EXERCISE DETAILS: Among the records below, find each line that includes the string "chart" and copy it.

RECORDS FOR PROCESSING:
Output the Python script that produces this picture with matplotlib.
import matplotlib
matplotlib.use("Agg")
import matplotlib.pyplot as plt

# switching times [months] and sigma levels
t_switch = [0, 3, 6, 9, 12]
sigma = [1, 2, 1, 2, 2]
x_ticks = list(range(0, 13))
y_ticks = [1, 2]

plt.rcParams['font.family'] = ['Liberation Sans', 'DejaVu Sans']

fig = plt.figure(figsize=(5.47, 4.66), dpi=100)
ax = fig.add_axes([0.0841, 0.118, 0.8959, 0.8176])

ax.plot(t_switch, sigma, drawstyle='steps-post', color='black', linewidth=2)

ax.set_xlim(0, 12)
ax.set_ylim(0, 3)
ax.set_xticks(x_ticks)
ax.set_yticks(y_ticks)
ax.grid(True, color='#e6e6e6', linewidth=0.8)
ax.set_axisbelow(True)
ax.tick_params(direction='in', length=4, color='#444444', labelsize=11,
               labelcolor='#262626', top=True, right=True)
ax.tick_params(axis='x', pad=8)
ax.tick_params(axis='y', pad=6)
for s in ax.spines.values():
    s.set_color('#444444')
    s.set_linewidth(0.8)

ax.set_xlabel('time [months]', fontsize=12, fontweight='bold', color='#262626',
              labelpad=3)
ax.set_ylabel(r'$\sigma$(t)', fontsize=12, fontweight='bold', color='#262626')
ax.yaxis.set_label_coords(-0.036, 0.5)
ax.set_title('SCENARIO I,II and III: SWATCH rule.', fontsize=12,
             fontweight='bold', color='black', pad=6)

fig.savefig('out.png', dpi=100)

==

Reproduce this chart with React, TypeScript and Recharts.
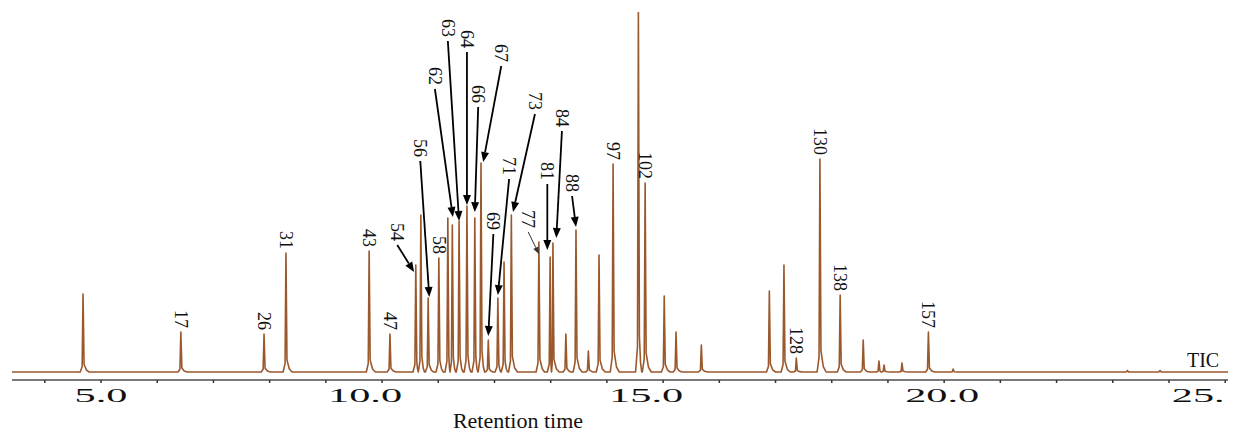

--

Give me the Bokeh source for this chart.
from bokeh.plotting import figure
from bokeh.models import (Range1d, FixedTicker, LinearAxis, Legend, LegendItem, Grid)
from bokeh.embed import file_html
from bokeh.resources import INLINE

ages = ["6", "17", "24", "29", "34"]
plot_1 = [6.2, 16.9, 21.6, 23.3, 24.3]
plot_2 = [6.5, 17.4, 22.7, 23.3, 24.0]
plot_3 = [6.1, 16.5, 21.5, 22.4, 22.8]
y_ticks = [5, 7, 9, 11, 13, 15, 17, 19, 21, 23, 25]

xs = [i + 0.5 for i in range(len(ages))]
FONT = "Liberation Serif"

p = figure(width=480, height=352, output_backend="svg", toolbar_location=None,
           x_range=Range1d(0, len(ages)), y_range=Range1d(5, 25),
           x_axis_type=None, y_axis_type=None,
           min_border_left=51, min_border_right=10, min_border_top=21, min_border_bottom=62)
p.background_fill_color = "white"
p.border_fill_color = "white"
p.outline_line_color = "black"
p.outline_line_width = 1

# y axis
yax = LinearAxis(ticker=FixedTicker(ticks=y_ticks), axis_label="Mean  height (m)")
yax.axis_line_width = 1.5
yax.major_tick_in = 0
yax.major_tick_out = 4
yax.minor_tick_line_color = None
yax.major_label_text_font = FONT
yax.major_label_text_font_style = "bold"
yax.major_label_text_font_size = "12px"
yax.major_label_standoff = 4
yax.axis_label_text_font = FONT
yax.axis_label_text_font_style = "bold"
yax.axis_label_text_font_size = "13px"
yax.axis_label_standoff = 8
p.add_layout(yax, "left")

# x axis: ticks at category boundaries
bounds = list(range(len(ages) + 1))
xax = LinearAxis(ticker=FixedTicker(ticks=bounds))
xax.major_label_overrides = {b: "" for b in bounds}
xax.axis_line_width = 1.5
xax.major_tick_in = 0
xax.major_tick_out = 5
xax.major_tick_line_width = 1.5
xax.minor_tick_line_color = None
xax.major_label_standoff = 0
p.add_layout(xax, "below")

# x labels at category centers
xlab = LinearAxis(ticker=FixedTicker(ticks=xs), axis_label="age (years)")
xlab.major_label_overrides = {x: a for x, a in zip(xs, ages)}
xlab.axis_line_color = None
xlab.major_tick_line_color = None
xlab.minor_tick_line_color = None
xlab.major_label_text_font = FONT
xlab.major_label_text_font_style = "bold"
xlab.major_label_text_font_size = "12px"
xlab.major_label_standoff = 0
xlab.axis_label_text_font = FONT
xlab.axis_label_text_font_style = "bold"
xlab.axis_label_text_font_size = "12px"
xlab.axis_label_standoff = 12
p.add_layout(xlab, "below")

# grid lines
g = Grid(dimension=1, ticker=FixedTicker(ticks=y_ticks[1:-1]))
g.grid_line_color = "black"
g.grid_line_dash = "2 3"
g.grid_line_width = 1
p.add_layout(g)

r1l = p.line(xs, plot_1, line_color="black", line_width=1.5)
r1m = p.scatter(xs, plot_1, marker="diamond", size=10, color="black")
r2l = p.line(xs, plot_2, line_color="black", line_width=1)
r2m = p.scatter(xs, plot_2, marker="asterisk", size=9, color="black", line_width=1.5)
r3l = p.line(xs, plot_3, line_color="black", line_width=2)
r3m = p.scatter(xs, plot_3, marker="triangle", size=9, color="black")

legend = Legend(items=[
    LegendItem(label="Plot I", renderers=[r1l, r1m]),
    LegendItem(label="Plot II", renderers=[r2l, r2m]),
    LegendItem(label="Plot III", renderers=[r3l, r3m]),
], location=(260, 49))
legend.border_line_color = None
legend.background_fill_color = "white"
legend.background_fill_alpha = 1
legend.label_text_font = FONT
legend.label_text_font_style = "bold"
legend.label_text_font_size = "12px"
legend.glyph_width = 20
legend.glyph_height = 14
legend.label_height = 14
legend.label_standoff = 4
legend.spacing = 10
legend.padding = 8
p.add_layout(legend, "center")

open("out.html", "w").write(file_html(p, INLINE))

THE OUTPUT:
Reproduce this chart with React, TypeScript and Recharts.
Give me the Bokeh source for this chart.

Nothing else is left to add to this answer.